27 ottobre 2015 09:04

Non è ancora un processo di pace e forse non lo sarà mai, ma una fase diplomatica nuova sulla Siria sembra aver preso il via. Il secondo round si svolgerà martedì sera al Quai d’Orsay, dove il ministro degli esteri francese Laurent Fabius riceverà i rappresentanti delle monarchie petrolifere, degli Stati Uniti, della Turchia, della Germania, dell’Italia e del Regno Unito, ovvero i paesi che più di tutti si oppongono alla permanenza di Bashar al Assad alla guida della Siria.

La cena ufficiale seguirà il primo giro di consultazioni andato in scena venerdì a Vienna, dove i capi della diplomazia russa, americana, turca e saudita hanno parlato a lungo della possibilità di mettere fine a questo conflitto.

A Vienna è stato annunciato un altro vertice a cui potrebbe perfino partecipare l’Iran

Da una parte c’era la Russia, che accetterebbe l’idea di un’uscita di scena del presidente siriano dopo le elezioni, dall’altra tre paesi che sosterrebbero le elezioni solo dopo l’allontanamento di Assad. Per la Russia, l’erede della dittatura che controlla la Siria è un capo di stato legittimo. Per la Turchia, l’Arabia Saudita e gli Stati Uniti, invece, Assad può al massimo negoziare le condizioni della sua partenza.

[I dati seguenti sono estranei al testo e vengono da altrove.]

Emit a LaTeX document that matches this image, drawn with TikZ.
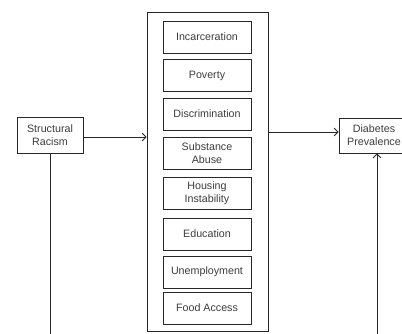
\documentclass[tikz,border=0pt]{standalone}
\usepackage{fontspec}
\setmainfont{Liberation Sans}
\usetikzlibrary{arrows.meta}
\definecolor{lineGray}{RGB}{40, 40, 40}
\definecolor{textGray}{RGB}{60, 60, 60}

\begin{document}
\begin{tikzpicture}[x=1pt, y=-1pt,
    box/.style={draw=lineGray, line width=0.8pt, align=center, inner sep=1pt, text=textGray, font=\fontsize{10.7}{12.7}\selectfont},
    factor/.style={box, minimum width=88pt, minimum height=32pt},
    link/.style={lineGray, line width=0.8pt, -{Straight Barb[length=4pt, width=8pt]}}]
    \useasboundingbox (0,0) rectangle (402,334);

    % Outer group
    \node[draw=lineGray, line width=0.8pt, minimum width=121pt, minimum height=319pt] (group) at (207.5,171.5) {};

    % Factors
    \node[factor] (incarceration) at (207,37) {Incarceration};
    \node[factor] (poverty) at (207,75.5) {Poverty};
    \node[factor] (discrimination) at (207,114) {Discrimination};
    \node[factor] (substance) at (207,153) {Substance\\Abuse};
    \node[factor] (housing) at (207,193.5) {Housing\\Instability};
    \node[factor] (education) at (207,234) {Education};
    \node[factor] (unemployment) at (207,272) {Unemployment};
    \node[factor] (food) at (207,308) {Food Access};

    % Cause and outcome
    \node[box, minimum width=66pt, minimum height=36pt] (racism) at (50,135.5) {Structural\\Racism};
    \node[box, minimum width=70pt, minimum height=35pt] (diabetes) at (374,135.5) {Diabetes\\Prevalence};

    % Free ends at the bottom edge
    \coordinate (racismEnd) at (50,334);
    \coordinate (diabetesStart) at (377,334);

    % Arrows
    \draw[link] (racism.east |- 0,137) -- (group.west |- 0,137);
    \draw[link] (group.east |- 0,132) -- (diabetes.west |- 0,132);
    \draw[lineGray, line width=0.8pt] (racism.south) -- (racismEnd);
    \draw[link] (diabetesStart) -- (diabetesStart |- diabetes.south);
\end{tikzpicture}
\end{document}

A Vienna l’incontro poteva essere molto teso, ma alla fine ne è uscito l’annuncio di un nuovo vertice che potrebbe svolgersi venerdì prossimo con la partecipazione di altri paesi arabi, degli stati europei e forse addirittura dell’Iran.

Come sfruttare l’ambiguità di Mosca

Ancora niente è deciso, però qualcosa ha cominciato a muoversi a Vienna, qualcosa di incerto ma concreto. È per questo che i sostenitori dell’allontanamento di Assad si incontreranno martedì a Parigi su iniziativa della Francia.

Ciò non significa che le grandi linee di una soluzione per la Siria siano già state tracciate. Purtroppo non ci siamo ancora arrivati, ma al contempo è evidente che la Russia vorrebbe essere l’artefice di una soluzione della crisi, perché ne uscirebbe rafforzata sul piano del prestigio e perché comincia a sentire la pressione.

In Siria, infatti, le potenze sunnite hanno fornito missili anticarro ad alcuni gruppi ribelli, l’offensiva dell’esercito siriano (sostenuta via terra dall’Iran e dall’alto da Mosca) arranca, altri gruppi di resistenza continuano a essere attivi e il piano di Vladimir Putin – lasciare campo libero allo scontro tra Assad e i jihadisti per spingere la comunità internazionale a scendere a patti con il capo del regime – si sta rivelando più complicato del previsto.

Per questo da una settimana il Cremlino sta intensificando i contatti facendo presente (senza dirlo) che la resistenza potrebbe partecipare al negoziato. La Russia mantiene una posizione ambigua e dunque più aperta, ed è per questo che la Francia e i suoi ospiti di martedì si preparano a parlare con una sola voce in occasione dei prossimi incontri.